Begin

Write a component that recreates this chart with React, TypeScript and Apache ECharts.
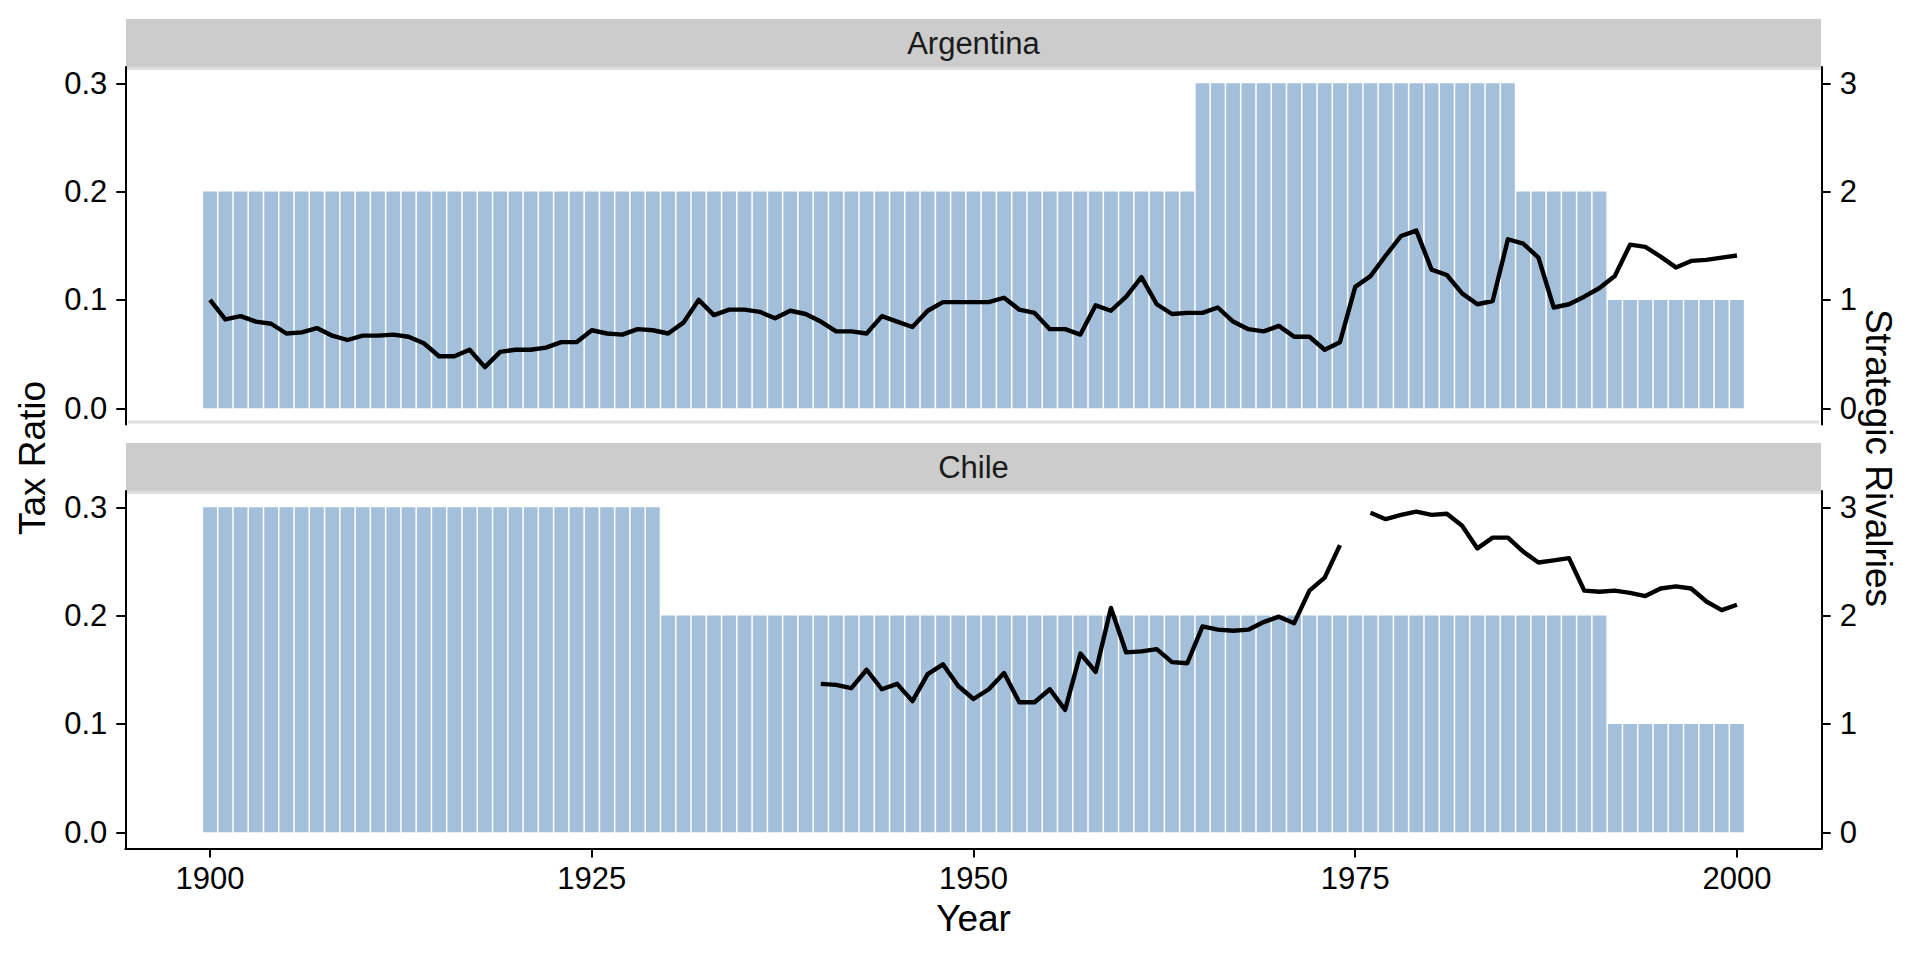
import React, { useEffect, useRef } from "react";
import * as echarts from "echarts";

// ---------- data ----------
const years = [
  1900, 1901, 1902, 1903, 1904, 1905, 1906, 1907, 1908, 1909,
  1910, 1911, 1912, 1913, 1914, 1915, 1916, 1917, 1918, 1919,
  1920, 1921, 1922, 1923, 1924, 1925, 1926, 1927, 1928, 1929,
  1930, 1931, 1932, 1933, 1934, 1935, 1936, 1937, 1938, 1939,
  1940, 1941, 1942, 1943, 1944, 1945, 1946, 1947, 1948, 1949,
  1950, 1951, 1952, 1953, 1954, 1955, 1956, 1957, 1958, 1959,
  1960, 1961, 1962, 1963, 1964, 1965, 1966, 1967, 1968, 1969,
  1970, 1971, 1972, 1973, 1974, 1975, 1976, 1977, 1978, 1979,
  1980, 1981, 1982, 1983, 1984, 1985, 1986, 1987, 1988, 1989,
  1990, 1991, 1992, 1993, 1994, 1995, 1996, 1997, 1998, 1999,
  2000,
];

const countries = ["Argentina", "Chile"];

const argentinaTaxRatio: (number | null)[] = [
  0.100, 0.082, 0.085, 0.080, 0.078, 0.069, 0.070, 0.074, 0.067, 0.063,
  0.067, 0.067, 0.068, 0.066, 0.060, 0.048, 0.048, 0.054, 0.038, 0.052,
  0.054, 0.054, 0.056, 0.061, 0.061, 0.072, 0.069, 0.068, 0.073, 0.072,
  0.069, 0.079, 0.100, 0.086, 0.091, 0.091, 0.089, 0.083, 0.090, 0.087,
  0.080, 0.071, 0.071, 0.069, 0.085, 0.080, 0.075, 0.090, 0.098, 0.098,
  0.098, 0.098, 0.102, 0.091, 0.088, 0.073, 0.073, 0.068, 0.095, 0.090,
  0.103, 0.121, 0.096, 0.087, 0.088, 0.088, 0.093, 0.080, 0.073, 0.071,
  0.076, 0.066, 0.066, 0.054, 0.061, 0.112, 0.122, 0.141, 0.159, 0.164,
  0.128, 0.123, 0.106, 0.096, 0.099, 0.156, 0.152, 0.139, 0.093, 0.096,
  0.103, 0.111, 0.122, 0.151, 0.149, 0.140, 0.130, 0.136, 0.137, 0.139,
  0.141,
];

const chileTaxRatio: (number | null)[] = [
  null, null, null, null, null, null, null, null, null, null,
  null, null, null, null, null, null, null, null, null, null,
  null, null, null, null, null, null, null, null, null, null,
  null, null, null, null, null, null, null, null, null, null,
  0.137, 0.136, 0.133, 0.150, 0.132, 0.137, 0.121, 0.146, 0.155, 0.135,
  0.123, 0.132, 0.147, 0.120, 0.120, 0.132, 0.113, 0.165, 0.148, 0.207,
  0.166, 0.167, 0.169, 0.157, 0.156, 0.190, 0.187, 0.186, 0.187, 0.194,
  0.199, 0.193, 0.223, 0.235, 0.265, null, 0.295, 0.289, 0.293, 0.296,
  0.293, 0.294, 0.283, 0.262, 0.272, 0.272, 0.259, 0.249, 0.251, 0.253,
  0.223, 0.222, 0.223, 0.221, 0.218, 0.225, 0.227, 0.225, 0.213, 0.205,
  0.210,
];

const argentinaRivalries = [
  2, 2, 2, 2, 2, 2, 2, 2, 2, 2,
  2, 2, 2, 2, 2, 2, 2, 2, 2, 2,
  2, 2, 2, 2, 2, 2, 2, 2, 2, 2,
  2, 2, 2, 2, 2, 2, 2, 2, 2, 2,
  2, 2, 2, 2, 2, 2, 2, 2, 2, 2,
  2, 2, 2, 2, 2, 2, 2, 2, 2, 2,
  2, 2, 2, 2, 2, 3, 3, 3, 3, 3,
  3, 3, 3, 3, 3, 3, 3, 3, 3, 3,
  3, 3, 3, 3, 3, 3, 2, 2, 2, 2,
  2, 2, 1, 1, 1, 1, 1, 1, 1, 1,
  1,
];

const chileRivalries = [
  3, 3, 3, 3, 3, 3, 3, 3, 3, 3,
  3, 3, 3, 3, 3, 3, 3, 3, 3, 3,
  3, 3, 3, 3, 3, 3, 3, 3, 3, 3,
  2, 2, 2, 2, 2, 2, 2, 2, 2, 2,
  2, 2, 2, 2, 2, 2, 2, 2, 2, 2,
  2, 2, 2, 2, 2, 2, 2, 2, 2, 2,
  2, 2, 2, 2, 2, 2, 2, 2, 2, 2,
  2, 2, 2, 2, 2, 2, 2, 2, 2, 2,
  2, 2, 2, 2, 2, 2, 2, 2, 2, 2,
  2, 2, 1, 1, 1, 1, 1, 1, 1, 1,
  1,
];

const xTicks = [1900, 1925, 1950, 1975, 2000];
const leftTicks = [0, 0.1, 0.2, 0.3];
const rightTicks = [0, 1, 2, 3];

// ---------- layout / style ----------
const W = 1920;
const H = 960;
const FONT = "'Liberation Sans', Arial, Helvetica, sans-serif";
const GRID_LEFT = 125.3;
const GRID_RIGHT = 98.3;
const X_MIN = 1894.45;
const X_MAX = 2005.55;
const Y_MIN = -0.015;
const Y_MAX = 0.315;
const R_MIN = -0.15;
const R_MAX = 3.15;
const PANELS = [
  { top: 67.0, height: 357.5, stripTop: 19, stripBottom: 67 },
  { top: 491.0, height: 357.5, stripTop: 443, stripBottom: 491 },
];
const BAR_COLOR = "#a3bfd9";
const TICK_FONT = 31;
const TITLE_FONT = 37;
const STRIP_FONT = 31;
const LINE_WIDTH = 4.4;

export default function App() {
  const ref = useRef<HTMLDivElement>(null);

  useEffect(() => {
    if (!ref.current) return;
    const chart = echarts.init(ref.current, undefined, { renderer: "svg" });
    const gridW = W - GRID_LEFT - GRID_RIGHT;
    const barWidth = (0.9 * gridW) / (X_MAX - X_MIN);
    const taxData = [argentinaTaxRatio, chileTaxRatio];
    const rivData = [argentinaRivalries, chileRivalries];
    const plotCenterX = GRID_LEFT + gridW / 2;

    const grids = PANELS.map((p) => ({
      left: GRID_LEFT,
      right: GRID_RIGHT,
      top: p.top,
      height: p.height,
      containLabel: false,
    }));

    const xAxes = PANELS.map((_, i) => ({
      type: "value",
      gridIndex: i,
      min: X_MIN,
      max: X_MAX,
      splitLine: { show: false },
      axisLine: {
        show: i === 1,
        onZero: false,
        lineStyle: { color: "#000", width: 2 },
      },
      axisTick: {
        show: i === 1,
        length: 9,
        customValues: xTicks,
        lineStyle: { color: "#000", width: 2 },
      },
      axisLabel: {
        show: i === 1,
        customValues: xTicks,
        margin: 14,
        color: "#000",
        fontSize: TICK_FONT,
        fontFamily: FONT,
        formatter: (v: number) => String(v),
      },
    }));

    const yAxes: any[] = [];
    PANELS.forEach((_, i) => {
      yAxes.push({
        type: "value",
        gridIndex: i,
        position: "left",
        min: Y_MIN,
        max: Y_MAX,
        splitLine: { show: false },
        axisLine: { show: true, onZero: false, lineStyle: { color: "#000", width: 2 } },
        axisTick: {
          show: true,
          length: 9,
          customValues: leftTicks,
          lineStyle: { color: "#000", width: 2 },
        },
        axisLabel: {
          customValues: leftTicks,
          margin: 18,
          color: "#000",
          fontSize: TICK_FONT,
          fontFamily: FONT,
          formatter: (v: number) => v.toFixed(1),
        },
      });
      yAxes.push({
        type: "value",
        gridIndex: i,
        position: "right",
        min: R_MIN,
        max: R_MAX,
        splitLine: { show: false },
        axisLine: { show: true, onZero: false, lineStyle: { color: "#000", width: 2 } },
        axisTick: {
          show: true,
          length: 9,
          customValues: rightTicks,
          lineStyle: { color: "#000", width: 2 },
        },
        axisLabel: {
          customValues: rightTicks,
          margin: 18,
          color: "#000",
          fontSize: TICK_FONT,
          fontFamily: FONT,
          formatter: (v: number) => String(Math.round(v)),
        },
      });
    });

    const series: any[] = [];
    PANELS.forEach((_, i) => {
      series.push({
        type: "bar",
        name: countries[i] + " rivalries",
        xAxisIndex: i,
        yAxisIndex: i * 2 + 1,
        barWidth,
        itemStyle: { color: BAR_COLOR },
        silent: true,
        z: 1,
        data: years.map((y, k) => [y, rivData[i][k]]),
      });
      series.push({
        type: "line",
        name: countries[i] + " tax ratio",
        xAxisIndex: i,
        yAxisIndex: i * 2,
        showSymbol: false,
        symbol: "none",
        connectNulls: false,
        silent: true,
        z: 5,
        lineStyle: { color: "#000", width: LINE_WIDTH, join: "round" },
        data: years.map((y, k) => [y, taxData[i][k] == null ? "-" : taxData[i][k]]),
      });
    });

    const graphic: any[] = [];
    PANELS.forEach((p, i) => {
      graphic.push({
        type: "rect",
        z: 0,
        silent: true,
        shape: { x: 126, y: p.stripTop, width: 1821 - 126, height: p.stripBottom - p.stripTop },
        style: { fill: "#cccccc" },
      });
      graphic.push({
        type: "line",
        z: 0,
        silent: true,
        shape: { x1: 126, y1: p.stripBottom + 1.5, x2: 1821, y2: p.stripBottom + 1.5 },
        style: { stroke: "#e0e0e0", lineWidth: 3 },
      });
      graphic.push({
        type: "text",
        z: 10,
        silent: true,
        x: plotCenterX,
        y: (p.stripTop + p.stripBottom) / 2,
        style: {
          text: countries[i],
          fill: "#1a1a1a",
          font: `${STRIP_FONT}px ${FONT}`,
          textAlign: "center",
          textVerticalAlign: "middle",
        },
      });
    });
    graphic.push({
      type: "line",
      z: 0,
      silent: true,
      shape: { x1: 128, y1: 422, x2: 1819, y2: 422 },
      style: { stroke: "#e0e0e0", lineWidth: 3 },
    });
    graphic.push({
      type: "text",
      silent: true,
      x: plotCenterX,
      y: 918,
      style: {
        text: "Year",
        fill: "#000",
        font: `${TITLE_FONT}px ${FONT}`,
        textAlign: "center",
        textVerticalAlign: "middle",
      },
    });
    graphic.push({
      type: "text",
      silent: true,
      x: 32,
      y: 458,
      rotation: Math.PI / 2,
      style: {
        text: "Tax Ratio",
        fill: "#000",
        font: `${TITLE_FONT}px ${FONT}`,
        textAlign: "center",
        textVerticalAlign: "middle",
      },
    });
    graphic.push({
      type: "text",
      silent: true,
      x: 1878,
      y: 458,
      rotation: -Math.PI / 2,
      style: {
        text: "Strategic Rivalries",
        fill: "#000",
        font: `${TITLE_FONT}px ${FONT}`,
        textAlign: "center",
        textVerticalAlign: "middle",
      },
    });

    chart.setOption({
      animation: false,
      backgroundColor: "#ffffff",
      textStyle: { fontFamily: FONT },
      grid: grids,
      xAxis: xAxes,
      yAxis: yAxes,
      series,
      graphic,
    });

    return () => chart.dispose();
  }, []);

  return (
    <div
      ref={ref}
      style={{ position: "fixed", left: 0, top: 0, width: W, height: H, background: "#fff" }}
    />
  );
}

End

YOUR OBJECTIVE = Locate all lines in the listing above with the word "React". Copy them.

ANSWER TO THIS EXERCISE =
Write a component that recreates this chart with React, TypeScript and Apache ECharts.
import React, { useEffect, useRef } from "react";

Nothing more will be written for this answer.